On sait assez bien que les USA et le Royaume-Uni contribuent à l'effort de guerre comme principaux fournisseurs de matériel militaire de la coalition menée par les Saoudiens. L'Arabie Saoudite s'est engagée dans une débauche d'achat d'armes de tout poil et est aujourd'hui le premier acheteur mondial d'armements. Elle en a commandé pour au moins 20 milliards de dollars auprès des usa et presque 4, 3 milliards auprès de la Grande-Bretagne en 2015. Les Émirats arabes unis, principaux partenaires de l'Arabie Saoudite dans la guerre au Yémen, ne sont pas loin derrière, en quatrième position mondiale pour les achats d'armes, en ayant acquis pour 1,07 milliards de dollars des USA et pour 65,5 millions de la Grande-Bretagne l'année dernière.
La réalité brutale est que certaines de ces bombes sont tombées sur des hommes, des femmes et des enfants yéménites innocents. C'est pourquoi beaucoup d'organisations humanitaires et de défense des droits humains, tout comme le Parlement européen, ont appelé à un embargo sur les ventes d'armes à l'Arabie Saoudite.
L'inconnue qui demeure est la nature exacte du rôle que jouent les USA et le Royaume-Uni dans la campagne militaire des Saoudiens. Le Département d’État US a vaguement déclaré qu'il fournit une “assistance au ciblage1”, ce qui signifie que, légalement , il peut être poursuivi pour les frappes illégales auxquelles il prend part. À quoi ressemble donc exactement cette assistance au ciblage ? Les USA ont-ils aidé à définir la cible dans le cas du bombardement qui a frappé le marché ? Ont-ils aidé à cibler la clinique de Médecins Sans Frontières que la coalition a frappé à plusieurs reprises en octobre dernier ? Et qu'en est-il de l'emploi d'armes à sous-munitions contre l'Université de Sanaa en janvier ?
La Grande-Bretagne, pour sa part, a dit qu'elle fournissait “un entraînement militaire en conformité avec les lois de la guerre” — opérant depuis le Centre de Commandement Opérationnel de Riyad — le nombre estimé de conseillers variant considérablement, de 6 à 150. Mais que font exactement ces gens ? S'ils fournissent une assistance au ciblage, on pourrait considérer qu'ils sont partie prenante au conflit. S'ils se contentent de donner des conseils, il est manifeste que les Saoudiens n'en tiennent aucun compte.
Une manière appropriée pour les Saoudiens — ainsi que les USA et la Grande-Bretagne — de faire face aux flots d'informations qui circulent sur les frappes aériennes illégales au Yémen serait de soutenir une enquête internationale indépendante sur les actes commis tant par la coalition que par le groupe armé houthi Ansar Allah qui contrôle actuellement une grande partie du pays.

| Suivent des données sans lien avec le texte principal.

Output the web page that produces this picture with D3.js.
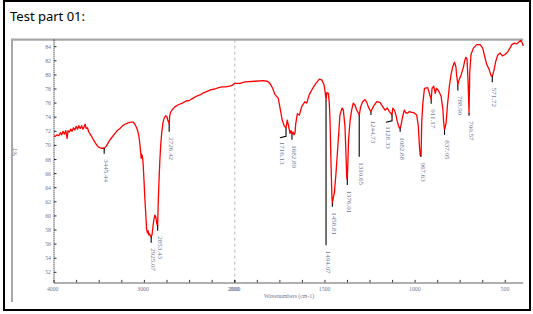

Les États membres du Conseil des droits de l'homme des Nations unies ont bien essayé de mener une enquête de ce genre, mais la triade Arabie Saoudite-USA-Grande-Bretagne l'a proprement étouffée dans l’œuf. Au lieu de cela elle a appuyé la création d'une commission d'« enquête interne » au Yémen menée par le Président Hadi, qui est pratiquement exilé et soutenu par l'Arabie Saoudite. Il ne faut pas s'étonner de ce que cette commission, annoncée en septembre dernier, n'ait fait aucun progrès depuis. La coalition s'est aussi empressé d'annoncer la création d'un comité destiné à “promouvoir le respect de la loi ” mais a clairement précisé que celui-ci n'enquêterait sur aucune des violations alléguées.
Au moment même où les USA mènent la charge en faveur de poursuites judiciaires internationales le gouvernement syrien de Bachar el-Assad, ils ferment donc les yeux sur les exactions commises par l'Arabie Saoudite et n'hésitent pas à contrecarrer les enquêtes internationales sur la question.
À plusieurs reprises, le Président Obama a souligné les liens qui existent entre la prolifération de la violence extrême et les exactions commises par des gouvernements autoritaires du monde arabe qui n'ont de comptes à rendre à personne. Quant aux risques que font courir aux citoyens US les alliances que passent les USA avec ces mêmes gouvernements et le soutien militaire qu'ils leur apportent , il est moins bavard sur la question.
Mais à notre époque, où peu de connaissances et d'équipement sont nécessaires à des terroristes pour semer le chaos dans les capitales occidentales, Obama devrait s'inquiéter sérieusement du possible effet boomerang de telles alliances. Les frappes illégales et les massacres de civils de grande ampleur encouragent à coup sûr l'instabilité et l’extrémisme, dont les effets risquent bien de se faire sentir, non seulement dans la région concernée, mais aussi plus près de chez nous. L'ère des guerres secrètes n'est pas complètement révolue, mais la protection qu'offraient les frontières nationales a bel et bien expiré.